Jane Embury concludes her backward look at the history of building fire regulations.
In the first part of my gallop through the history of fire safety standards, I said that the first fire regulations were made by William the Conqueror in the 11th century.
He decreed that all hearth fires should be extinguished at night. The simple solution was to cover the fire with a metal lid.
This lid was called a couvert feu, from which is derived the modern word curfew.
But, of course, fire regulations go back much further, for example, following a catastrophic fire in Rome in 64AD.
The end of the 19th century saw regulations on the width of a building’s staircases and exits. At this time, building certification was also introduced. This was another innovation that has stood the test of time although, in many parts of the world, adequate means of escape is still not regulated or enforced.

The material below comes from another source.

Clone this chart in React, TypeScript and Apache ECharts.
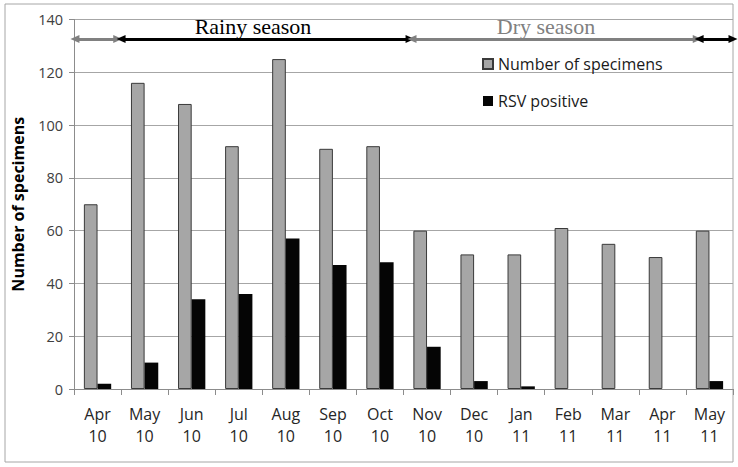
import React, { useEffect, useRef } from "react";
import * as echarts from "echarts";

const categories = [
  "Apr\n10", "May\n10", "Jun\n10", "Jul\n10", "Aug\n10", "Sep\n10", "Oct\n10",
  "Nov\n10", "Dec\n10", "Jan\n11", "Feb\n11", "Mar\n11", "Apr\n11", "May\n11",
];
const specimens = [70, 116, 108, 92, 125, 91, 92, 60, 51, 51, 61, 55, 50, 60];
const rsvPositive = [2, 10, 34, 36, 57, 47, 48, 16, 3, 1, 0, 0, 0, 3];

// season arrows: [start, end] on a 0..14 month-position scale, at value level
const seasonArrowLevel = 132.6;
const seasonArrows = [
  { from: 0.02, to: 0.93, color: "#808080" },
  { from: 1.0, to: 7.14, color: "#000000" },
  { from: 7.18, to: 13.24, color: "#808080" },
  { from: 13.28, to: 14.0, color: "#000000" },
];
const seasonLabels = [
  { text: "Rainy season", x: 253, color: "#000000" },
  { text: "Dry season", x: 546, color: "#808080" },
];

const FONT = "'Open Sans', 'DejaVu Sans', sans-serif";

export default function App() {
  const ref = useRef<HTMLDivElement>(null);

  useEffect(() => {
    if (!ref.current) return;
    const chart = echarts.init(ref.current, null, { renderer: "svg" });

    const option: any = {
      animation: false,
      backgroundColor: "#ffffff",
      grid: { left: 74, right: 5, top: 19.5, bottom: 78, containLabel: false },
      legend: {
        orient: "vertical",
        left: 477,
        top: 51,
        itemWidth: 10,
        itemHeight: 10,
        itemGap: 21,
        icon: "rect",
        textStyle: { fontFamily: FONT, fontSize: 16, color: "#1a1a1a" },
        data: ["Number of specimens", "RSV positive"],
      },
      xAxis: [
        {
          type: "category",
          data: categories,
          axisLine: { show: true, lineStyle: { color: "#8c8c8c", width: 1 } },
          axisTick: { show: true, length: 6, lineStyle: { color: "#8c8c8c" } },
          axisLabel: {
            fontFamily: FONT,
            fontSize: 16,
            lineHeight: 22,
            color: "#262626",
            margin: 14,
            interval: 0,
          },
        },
        {
          type: "value",
          min: 0,
          max: 14,
          show: false,
        },
      ],
      yAxis: {
        type: "value",
        min: 0,
        max: 140,
        interval: 20,
        name: "Number of specimens",
        nameLocation: "middle",
        nameGap: 48,
        nameRotate: 90,
        nameTextStyle: { fontFamily: FONT, fontSize: 16, fontWeight: "bold", color: "#000000" },
        axisLine: { show: true, lineStyle: { color: "#8c8c8c", width: 1 } },
        axisTick: { show: true, length: 5, lineStyle: { color: "#8c8c8c" } },
        axisLabel: { fontFamily: FONT, fontSize: 14.5, color: "#404040", margin: 11 },
        splitLine: { show: true, lineStyle: { color: "#a6a6a6", width: 1 } },
      },
      series: [
        {
          name: "Number of specimens",
          type: "bar",
          data: specimens,
          barGap: "0%",
          barCategoryGap: "42%",
          itemStyle: { color: "#a6a6a6", borderColor: "#3a3a3a", borderWidth: 1 },
        },
        {
          name: "RSV positive",
          type: "bar",
          data: rsvPositive,
          barGap: "0%",
          barCategoryGap: "42%",
          itemStyle: { color: "#050505" },
        },
        {
          name: "seasons",
          type: "line",
          xAxisIndex: 1,
          yAxisIndex: 0,
          data: [],
          silent: true,
          markLine: {
            silent: true,
            animation: false,
            symbol: ["triangle", "triangle"],
            symbolSize: [8, 9],
            label: { show: false },
            data: seasonArrows.map((a) => [
              {
                coord: [a.from, seasonArrowLevel],
                lineStyle: { color: a.color, width: 3, type: "solid" },
                itemStyle: { color: a.color },
              },
              { coord: [a.to, seasonArrowLevel] },
            ]),
          },
        },
      ],
      graphic: [
        {
          type: "rect",
          shape: { x: 5, y: 4, width: 728, height: 458 },
          style: { fill: "none", stroke: "#a6a6a6", lineWidth: 1 },
          silent: true,
          z: -10,
        },
        ...seasonLabels.map((s) => ({
          type: "text",
          x: s.x,
          y: 26,
          style: {
            text: s.text,
            fill: s.color,
            fontFamily: "'Liberation Serif', 'Times New Roman', serif",
            fontSize: 22,
            textAlign: "center",
            textVerticalAlign: "middle",
          },
          silent: true,
        })),
      ],
    };

    chart.setOption(option);
    return () => chart.dispose();
  }, []);

  return (
    <div
      ref={ref}
      style={{ position: "fixed", left: 0, top: 0, width: 738, height: 467, background: "#fff" }}
    />
  );
}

It’s estimated that some 300,000 people die in fires every year. Sadly, the majority are in developing countries with poor regulation or poorer enforcement.
The first British Standard Code of Practice on Precautions against Fire was published in 1948. Other parts following in 1962 and 1968. Following a number of fires, other regulations were introduced to tighten safety procedures.

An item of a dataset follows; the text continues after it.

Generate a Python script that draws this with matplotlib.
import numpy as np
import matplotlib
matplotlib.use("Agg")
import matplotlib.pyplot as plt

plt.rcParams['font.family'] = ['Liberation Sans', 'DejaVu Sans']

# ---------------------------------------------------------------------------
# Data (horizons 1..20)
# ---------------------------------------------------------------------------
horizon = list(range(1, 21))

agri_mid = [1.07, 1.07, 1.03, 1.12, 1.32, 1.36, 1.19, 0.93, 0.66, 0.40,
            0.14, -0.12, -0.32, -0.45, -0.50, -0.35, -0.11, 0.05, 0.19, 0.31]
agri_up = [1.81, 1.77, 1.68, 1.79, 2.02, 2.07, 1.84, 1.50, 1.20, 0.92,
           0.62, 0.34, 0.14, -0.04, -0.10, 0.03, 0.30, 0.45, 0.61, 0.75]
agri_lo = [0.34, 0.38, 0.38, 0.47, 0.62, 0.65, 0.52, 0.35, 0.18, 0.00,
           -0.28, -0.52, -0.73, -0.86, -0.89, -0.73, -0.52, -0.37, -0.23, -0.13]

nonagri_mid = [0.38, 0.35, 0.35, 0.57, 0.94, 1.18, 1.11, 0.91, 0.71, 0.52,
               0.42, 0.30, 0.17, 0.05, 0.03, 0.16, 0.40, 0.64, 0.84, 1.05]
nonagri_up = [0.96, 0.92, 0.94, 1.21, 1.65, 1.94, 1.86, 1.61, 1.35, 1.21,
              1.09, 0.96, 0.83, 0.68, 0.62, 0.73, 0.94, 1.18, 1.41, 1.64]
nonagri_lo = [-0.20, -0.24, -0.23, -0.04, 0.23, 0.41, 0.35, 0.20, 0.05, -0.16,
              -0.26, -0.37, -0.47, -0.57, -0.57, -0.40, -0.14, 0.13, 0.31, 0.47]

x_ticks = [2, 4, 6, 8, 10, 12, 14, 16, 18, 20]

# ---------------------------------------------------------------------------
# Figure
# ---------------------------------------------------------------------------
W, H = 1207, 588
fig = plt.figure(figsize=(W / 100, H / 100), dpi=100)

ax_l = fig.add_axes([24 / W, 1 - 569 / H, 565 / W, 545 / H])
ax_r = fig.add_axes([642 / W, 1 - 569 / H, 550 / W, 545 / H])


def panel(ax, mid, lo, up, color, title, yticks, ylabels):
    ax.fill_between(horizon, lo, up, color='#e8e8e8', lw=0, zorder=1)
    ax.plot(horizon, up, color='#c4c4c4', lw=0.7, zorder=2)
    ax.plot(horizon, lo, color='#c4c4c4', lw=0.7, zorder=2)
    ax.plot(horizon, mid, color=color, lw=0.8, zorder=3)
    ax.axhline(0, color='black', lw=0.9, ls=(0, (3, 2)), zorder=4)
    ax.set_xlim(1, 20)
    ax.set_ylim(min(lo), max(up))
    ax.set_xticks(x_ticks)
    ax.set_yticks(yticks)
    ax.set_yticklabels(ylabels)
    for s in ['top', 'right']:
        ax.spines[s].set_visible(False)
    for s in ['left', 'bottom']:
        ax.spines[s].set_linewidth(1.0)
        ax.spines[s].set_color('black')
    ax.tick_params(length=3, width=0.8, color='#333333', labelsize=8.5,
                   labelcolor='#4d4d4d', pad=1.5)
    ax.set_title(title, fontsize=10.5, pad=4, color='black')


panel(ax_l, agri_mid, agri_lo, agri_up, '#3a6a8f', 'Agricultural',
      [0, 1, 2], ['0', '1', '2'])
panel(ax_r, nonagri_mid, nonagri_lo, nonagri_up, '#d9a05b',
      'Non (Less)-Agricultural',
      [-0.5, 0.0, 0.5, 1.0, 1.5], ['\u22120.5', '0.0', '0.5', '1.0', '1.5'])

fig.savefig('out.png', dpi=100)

But it wasn’t until the 1960s that one set of building regulations replaced some 1400 sets of local bylaws. In 1972, hotels and boarding houses were designated as requiring a fire certificate.
The history of fire regulation has sometimes been referred to as “codifying by catastrophe.” Take for example the 1985 Bradford City football ground fire in which over 50 people died.

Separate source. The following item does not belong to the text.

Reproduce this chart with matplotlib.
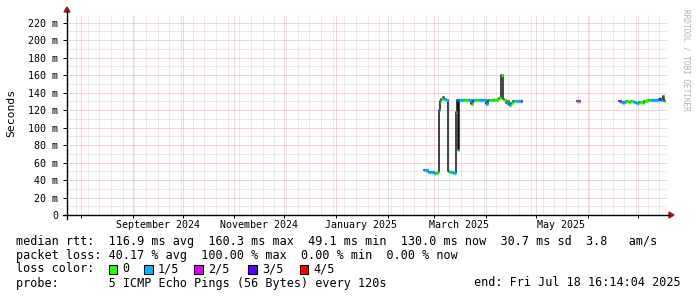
import matplotlib
matplotlib.use("Agg")
import matplotlib.pyplot as plt
import matplotlib.dates as mdates
from matplotlib.patches import Rectangle, Polygon
from matplotlib.lines import Line2D
import pandas as pd
import numpy as np

# ---------------- data ----------------
end_time = pd.Timestamp("2025-07-18 16:14:04")
span_days = 360

dates = [
    "2025-02-23", "2025-02-24", "2025-02-25", "2025-02-26", "2025-02-27", "2025-02-28",
    "2025-03-01", "2025-03-02", "2025-03-03",
    "2025-03-04 00:00", "2025-03-04 12:00", "2025-03-05", "2025-03-06", "2025-03-07", "2025-03-08",
    "2025-03-09", "2025-03-10", "2025-03-11", "2025-03-12", "2025-03-13",
    "2025-03-14 00:00", "2025-03-14 12:00", "2025-03-15 06:00", "2025-03-16",
    "2025-03-17", "2025-03-18", "2025-03-19", "2025-03-20", "2025-03-21", "2025-03-22",
    "2025-03-23", "2025-03-24", "2025-03-25", "2025-03-26", "2025-03-27", "2025-03-28",
    "2025-03-29", "2025-03-30", "2025-03-31", "2025-04-01", "2025-04-02", "2025-04-03",
    "2025-04-04", "2025-04-05", "2025-04-06", "2025-04-07", "2025-04-08", "2025-04-09",
    "2025-04-10", "2025-04-11", "2025-04-12", "2025-04-13", "2025-04-14", "2025-04-15",
    "2025-04-16", "2025-04-17", "2025-04-18", "2025-04-19", "2025-04-20", "2025-04-21",
    "2025-04-22",
    "2025-05-25 12:00", "2025-05-26 06:00", "2025-05-27",
    "2025-06-20", "2025-06-21", "2025-06-22", "2025-06-23", "2025-06-24", "2025-06-25",
    "2025-06-26", "2025-06-27", "2025-06-28", "2025-06-29", "2025-06-30", "2025-07-01",
    "2025-07-02", "2025-07-03", "2025-07-04", "2025-07-05", "2025-07-06", "2025-07-07",
    "2025-07-08", "2025-07-09", "2025-07-10", "2025-07-11", "2025-07-12", "2025-07-13",
    "2025-07-14", "2025-07-15", "2025-07-16", "2025-07-17",
]
median_ms = [
    51.5, 51.0, 49.5, 49.0, 49.0, 49.0,
    48.5, 48.5, 49.0,
    120.0, 130.0, 133.0, 134.5, 133.0, 132.0,
    50.0, 49.0, 49.0, 48.5, 48.0,
    118.0, 131.0, 74.0, 131.0,
    132.0, 132.0, 131.0, 131.0, 132.0, 131.0,
    127.0, 131.0, 131.0, 131.0, 132.0, 131.0,
    131.0, 132.0, 131.0, 127.0, 131.0, 132.0,
    132.0, 131.0, 131.0, 132.0, 133.0, 134.0,
    160.3, 133.0, 132.0, 128.0, 130.0, 126.0,
    128.0, 130.0, 130.0, 130.0, 130.0, 130.0,
    130.0,
    130.0, 130.0, 130.0,
    130.0, 129.0, 128.5, 129.0, 130.0, 129.5,
    129.0, 130.0, 129.0, 129.0, 128.5, 128.0,
    129.0, 129.5, 128.0, 130.0, 130.5, 131.0,
    131.0, 131.5, 131.5, 132.0, 132.0, 132.0,
    133.0, 132.0, 136.0, 130.0,
]
loss = [
    1, 1, 1, 1, 1, 1,
    1, 0, 0,
    1, 0, 0, 1, 1, 1,
    1, 0, 1, 1, 1,
    0, 1, 1, 1,
    1, 1, 0, 0, 1, 1,
    0, 1, 1, 0, 0, 1,
    1, 1, 1, 1, 1, 0,
    0, 1, 0, 0, 0, 0,
    0, 0, 0, 1, 0, 1,
    0, 1, 0, 1, 1, 1,
    3,
    4, 1, 2,
    2, 1, 1, 1, 0, 0,
    0, 0, 1, 1, 1, 1,
    0, 0, 1, 0, 0, 0,
    0, 1, 1, 1, 1, 1,
    3, 1, 0, 0,
]

y_ticks = [0, 20, 40, 60, 80, 100, 120, 140, 160, 180, 200, 220]
y_tick_labels = ["0", "20 m", "40 m", "60 m", "80 m", "100 m", "120 m",
                 "140 m", "160 m", "180 m", "200 m", "220 m"]
x_label_months = ["2024-09-01", "2024-11-01", "2025-01-01", "2025-03-01", "2025-05-01"]
x_label_texts = ["September 2024", "November 2024", "January 2025", "March 2025", "May 2025"]

loss_colors = {0: "#26ff00", 1: "#00b8ff", 2: "#dd00ff", 3: "#5500ff", 4: "#ff0000"}
loss_labels = ["0", "1/5", "2/5", "3/5", "4/5"]

legend_rtt = "median rtt:  116.9 ms avg  160.3 ms max  49.1 ms min  130.0 ms now  30.7 ms sd  3.8   am/s"
legend_loss = "packet loss: 40.17 % avg  100.00 % max  0.00 % min  0.00 % now"
legend_probe = "probe:       5 ICMP Echo Pings (56 Bytes) every 120s"
legend_end = "end: Fri Jul 18 16:14:04 2025"

# ---------------- figure ----------------
W, H = 697, 297
fig = plt.figure(figsize=(W / 100, H / 100), dpi=100)
fig.patch.set_facecolor("white")

def fx(x):
    return x / W

def fy(y):
    return 1 - y / H

X0, X1, Y0, Y1 = 67, 667, 215, 15
ax = fig.add_axes([fx(X0), fy(Y0), (X1 - X0) / W, (Y0 - Y1) / H])
ax.set_facecolor("white")

start_time = end_time - pd.Timedelta(days=span_days)
ax.set_xlim(mdates.date2num(start_time), mdates.date2num(end_time))
ylim_top = 228.6
ax.set_ylim(0, ylim_top)

for s in ax.spines.values():
    s.set_visible(False)

MONO = "DejaVu Sans Mono"
dot = (0, (1, 1))
minor_c = "#d6d6d6"
major_c = "#f2aaaa"

weeks = pd.date_range(start_time.normalize(), end_time, freq="W-MON")
for w in weeks:
    ax.axvline(mdates.date2num(w), color=minor_c, lw=0.72, ls=dot, zorder=0)
for v in np.arange(10, 230, 20):
    ax.axhline(v, color=minor_c, lw=0.72, ls=dot, zorder=0)
months = pd.date_range(start_time.normalize(), end_time, freq="MS")
for m in months:
    ax.axvline(mdates.date2num(m), color=major_c, lw=0.72, ls=dot, zorder=0.5)
for v in y_ticks[1:]:
    ax.axhline(v, color=major_c, lw=0.72, ls=dot, zorder=0.5)

ax.set_yticks(y_ticks)
ax.set_yticklabels(y_tick_labels, fontfamily=MONO, fontsize=7.2)
ax.tick_params(axis="y", length=3.2, width=0.72, pad=3, color="black")
ax.set_xticks([mdates.date2num(m) for m in months])
ax.set_xticklabels([])
ax.tick_params(axis="x", length=2, width=0.72, color="black")

px_per_ms = 200 / ylim_top
for mstr, lab in zip(x_label_months, x_label_texts):
    t = mdates.date2num(pd.Timestamp(mstr) + pd.Timedelta(days=15))
    ax.text(t, -10 / px_per_ms, lab, ha="center", va="center",
            fontfamily=MONO, fontsize=7.2, clip_on=False)

# ---------------- data drawing ----------------
tnum = mdates.date2num(pd.to_datetime(dates, format="mixed"))
vals = np.array(median_ms, dtype=float)
loss_arr = np.array(loss)
breaks = np.where(np.diff(tnum) > 1.6)[0] + 1
seg_idx = np.split(np.arange(len(tnum)), breaks)
for idx in seg_idx:
    ts = tnum[idx]
    vs = vals[idx]
    steps = np.append(np.diff(ts), 0.75)
    te = ts + steps
    xs = np.append(ts, te[-1])
    ys = np.append(vs, vs[-1])
    ax.step(xs, ys, where="post", color="#111111", lw=1.1, zorder=2)
    for t0, t1, v, l in zip(ts, te, vs, loss_arr[idx]):
        ax.plot([t0, t1], [v, v], color=loss_colors[int(l)], lw=2.4, zorder=3,
                solid_capstyle="butt")

# ---------------- axis lines and arrows ----------------
arrow_c = "#9b1b1b"
fig.add_artist(Line2D([fx(63), fx(669)], [fy(Y0), fy(Y0)], color="black", lw=1.0))
fig.add_artist(Line2D([fx(X0), fx(X0)], [fy(219), fy(11)], color="black", lw=1.0))
fig.add_artist(Polygon([[fx(669), fy(212)], [fx(674), fy(215)], [fx(669), fy(218)]],
                       closed=True, color=arrow_c, transform=fig.transFigure))
fig.add_artist(Polygon([[fx(64), fy(12)], [fx(67), fy(7)], [fx(70), fy(12)]],
                       closed=True, color=arrow_c, transform=fig.transFigure))

# ---------------- texts ----------------
fig.text(fx(11), fy(113), "Seconds", rotation=90, ha="center", va="center",
         fontfamily=MONO, fontsize=8.2)
fig.text(fx(686), fy(60), "RRDTOOL / TOBI OETIKER", rotation=270, ha="center", va="center",
         fontfamily=MONO, fontsize=5.6, color="#b4b4b4")

LFS = 8.5
charw = 0.602 * LFS * 100 / 72
fig.text(fx(16), fy(241), legend_rtt, ha="left", va="center", fontfamily=MONO, fontsize=LFS)
fig.text(fx(16), fy(255), legend_loss, ha="left", va="center", fontfamily=MONO, fontsize=LFS)
fig.text(fx(16), fy(269), "loss color:", ha="left", va="center", fontfamily=MONO, fontsize=LFS)
for i, lab in enumerate(loss_labels):
    col = 13 if i == 0 else 18 + 7 * (i - 1)
    bx = 16 + col * charw + 0.5 + (1.5 * i if i > 2 else 0)
    fig.add_artist(Rectangle((fx(bx), fy(269 + 4.5)), 8.5 / W, 9 / H,
                             transform=fig.transFigure, facecolor=loss_colors[i],
                             edgecolor="black", lw=0.8))
    fig.text(fx(bx - 0.5 + 2 * charw), fy(269), lab, ha="left", va="center",
             fontfamily=MONO, fontsize=LFS)
fig.text(fx(16), fy(283), legend_probe, ha="left", va="center", fontfamily=MONO, fontsize=LFS)
fig.text(fx(681), fy(283), legend_end, ha="right", va="center", fontfamily=MONO, fontsize=LFS)

fig.savefig("out.png", dpi=100, facecolor="white")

Again, regulations governing sports venues were changed. We know all about those, having been involved with a number of Olympic, FIFA and sporting legacy projects.
In London, again, it took tragedy to tighten fire safety on the transportation network. In 1987 a serious fire at Kings Cross Underground Station resulted in the loss of 31 lives.
As a result, further fire regulations were introduced. We know all about that as well having been involved in two phases of the station’s redevelopment.
The latest example is Grenfell Tower. That catastrophe will, no doubt, usher in new regulations on building materials and insulation.
Nowadays, UK Building Regulations Approved Document B provides designers with a guide on what is required in terms of fire resistant /protective elements on domestic or commercial buildings.
The document gives the designer outline guidance based on the building use, configuration and occupancy.
However, while the history of UK fire and building regulations is one story, other countries have their own stories. That has led to greatly differing fire and building regulations.
It’s the reason why our systems aren’t just tested and accredited to UK and EU standards. We also have test accreditation in the USA and Far East, because we live in a globalised world.
All our systems are tested as one compatible unit. We always emphasise to architects and designers that the glass and steel components should always be specified as one integrated and tested assembly.
In a fire, the glass will only be as good as its framing system, or vice versa, and if one fails, both may fail, with potentially catastrophic consequences.
We’ve come a long way since William the Conqueror demanded that his subjects place a couvert feu over their hearth fire. But, there again, modern principles and practices for fire safety are exactly the same.